In age terms, the 400mm f5.6 may be a pensioner, but it still packs a clout. Sharp as a button and with good contrast, it is still a great lens. A bit slow at f5.6, but dial up an extra stop on the ISO and you are back to competing again. Some bemoan that it doesn't have IS, but at the shutter speeds your will be using (well above 1/400sec), you don't need it. I have the 300mm f2.8 and the 500mm f4 and the IS is always switched off. Using high shutter speeds against fast moving subjects, IS is of no benefit.
The choice of body is a no brainer ... stay with your 5D MKIII. The lens depends on just how much you are prepared to do without to get a 500mm. If you come down on the side of the 400mm, you still won't be disappointed.
The '400mm on 1DII is equivalent to 500mm' does not apply in your case for the reasons that Colin explains (except the cropped 5D3 will be equivalent to 13MP which is still superior to the 1D2) so save your £400.
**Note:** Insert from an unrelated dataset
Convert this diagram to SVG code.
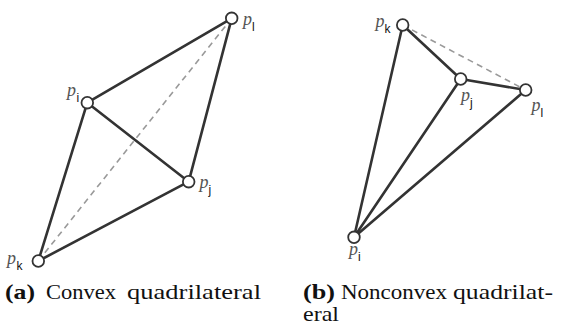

Apparently, in April they will be releasing a frmware update that will enable the 5D3 to maintain AF up to f8.
In age terms, the 400mm f5.6 may be a pensioner, but it still packs a clout. Sharp as a button and with good contrast, it is still a great lens. A bit slow at f5.6, but dial up an extra stop on the ISO and you are back to competing again.
These old lenses are getting a new lease of life with modern camera technology. A 400 f5.6 might have been a problem a few years ago because it required slower shutter speeds and usually meant that the AF didn't work very well, but the improved sensor and AF technology have made these things irrelevant.
I've got a nearly 30 year old Minolta 100-400mm APO which is very sharp but was always a pain to use because its small aperture caused the AF to hunt and the exposure time to be too long. With the A77 the AF now works fine and it's got an extra stop or two to play with because of the better high ISO performance. It's also image stabilised because of the in-camera IS. And it's very small.
Do we really need these big aperture telephotos any more?
For wildlife the difference in background blur at f4 and f5.6 can be dramatic so they do have their advantages, but you can achieve that with Gaussian blur in post processing if you really need it. The old requirement for wide aperture to allow increased shutter speed is long gone.
That leves the ability to put a tc with an f4 super-zooms - and even then advances in sensor technology and processing probably means a cropped 5D3+400mm is pretty close to a 1D2+500mm+1.4tc
Quote: The old requirement for wide aperture to allow increased shutter speed is long gone.
Nothing could be further from the truth as any wildlife photographer will tell you. Keeping the shutter speeds up to freeze subject movement is a major concern and an ongoing battle.
Perhaps not, if you shoot in the midday Florida sunshine all the time, but here in the UK we're not blessed with such a luxury and that means shooting when the light is often less than ideal, not to mention shooting at either end of the day when a lot of wildlife is more active and the possibility for more capturing behavioural images is at it's greatest.
Also, there's a big difference between getting the subject size correct at the shooting stage, as opposed to cropping an image in an effort to increase the size of the subject. Getting closer, whether optically, or physically, will always produce far better image quality than having to routinely crop images.
Quote: Do we really need these big aperture telephotos any more?
So I don't need my 1,000mm f1.0 anymore? ....... damn!
Quote: So I don't need my 1,000mm f1.0 anymore?
I'll give you a fiver for it.
It's just been loaded onto a 16 wheeler for delivery to you.
Al joking aside, I did see a photo of a Canon 5,600mm once and it came fixed on it's own trailer. I recall it was for military use and on a FD mount.
If you want to see just what the 400mm F5.6 is capable of, take a look at the work of Tomcat.
The 5d mk3 is becoming popoular with wildlife togs, and as Cole mentions, once the new firmware becomes available, the 1.4 extender will bacome usable with AF.